Siamo nella Val Bormida, dove è tradizione la produzione di vini passiti per il consumo familiare e, proprio a Loazzolo ed a Strevi, anche per la vendita, seppur in quantità limitate, e per le funzioni religiose.
Giancarlo Scaglione, enologo, ma anche botanico, Direttore della Gancia ed insegnante alla Scuola Enologica di Alba, ispirandosi alle sue tradizioni familiari, si dedicò alla produzione di un vino passito, un bianco dolce, usando le uve di moscato bianco.
Due principalmente le tecniche utilizzate: sovramaturazione delle uve in pianta e appassimento in fruttaio, favorendo l'infavatura da Botrytis nobile.
Il 1985 è la prima annata del suo moscato vendemmia tardiva di Loazzolo.
La grande intuizione è stata coinvolgere nel suo progetto gli altri viticoltori di Loazzolo , riuscendo così ad ottenere il riconoscimento della DOC Loazzolo nel 1992.
Ho degustato il Loazzolo dell'azienda Borgo Maragliano.

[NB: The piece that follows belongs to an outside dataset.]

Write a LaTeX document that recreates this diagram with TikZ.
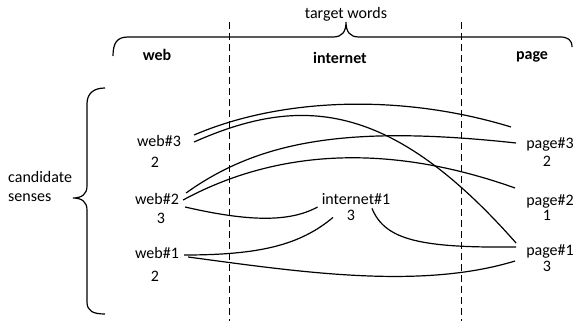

Loazzolo DOC Vendemmia tardiva 2009 di Borgo Maragliano
E' ottenuto con uve Moscato Bianco in purezza, provenienti da un vigneto del 1948, vendemmiate a partire da metà ottobre, fino all'Immacolata.
Dopo la pigiatura, la fermentazione avviene in barrique, dove si affina per 3 anni.
Tenore alcolico del 11,5 %.
Le bottiglie prodotte sono circa 4.500.
Bellissimo il suo colore giallo dorato, direi luminoso e molto appariscente.
I profumi sono molto delicati, sottili ma di piacevole intensità: piccoli frutti esotici come il litchi, miele, note agrumate, anche di canditi, fiori di campo, salvia e vaniglia.
In bocca si apre dolce, fresco, con una buona acidità, corrispondente ai profumi, con un finale dolce non dolce che mi ricorda, seppur vagamente, certi passiti friulani.
E' un vino che gioca sulla piacevolezza ma anche su armonia ed equilibrio.
Abbinabile con successo a fegato d'oca, formaggi stagionati, piccola pasticceria e zabaione.
Prezzo in enoteca: 20,00-25,00 €

Scopriamo qualcosa dell'azienda produttrice, Borgo Marigliano

Borgo Marigliano – Loazzolo (AT)
E' un'azienda a conduzione familiare di proprietà di Carlo Galliano che, aiutato dalla moglie Silvia e dai genitori Giuseppe e Germana, gestisce 25 ettari di vigneto la cui produzione viene vinificata e imbottigliata nella cantina di proprietà.
Per 5 generazioni i Galliano sono stati anche viticoltori, conferendo le uve ad altre cantine.
Con il conseguimento da parte di Carlo del diploma in Enologia, ad Alba nel 1990, hanno deciso di diventare anche vinificatori e di non vendere più ad altri le proprie uve.
Borgo Maragliano è ormai diventata un'importante realtà nel mondo della spumantistica italiana.
Significativi i vini dolci prodotti, tra i quali spicca proprio il Loazzolo.
La produzione annua è di 290.000 bottiglie, per 8 etichette diverse.

Passiamo ora al Tarasco.
E' un vino passito di uve Arneis, prodotto per la prima volta nel 1982.
Siamo sulla storica collina Cornarea, alle porte di Canale, comune nel cuore del Roero, in provincia di Cuneo.
I vigneti sulla collina sono dell'azienda Agricola Cornarea: tra questi c'erano tre filari di Arneis che non vennero vendemmiati nei tempi dovuti perchè Luigi Veronelli voleva toccarne con mano l'uva, piuttosto rara all'epoca.
Veronelli, a causa di ripetuti imprevisti, non riuscì però ad andarci e nessuno si ricordò di quei tre filari fino a fine ottobre.
Quando Piero Bovone, proprietario dell'azienda, andò a vederli, scoprì a sorpresa che sugli acini si era sviluppata la cosiddetta muffa nobile, la Botritis Cinerea, muffa che, come da tempo si era scoperto nel Sauterns, provoca la disidratazione dell'acino e rende l'uva ideale per un passito.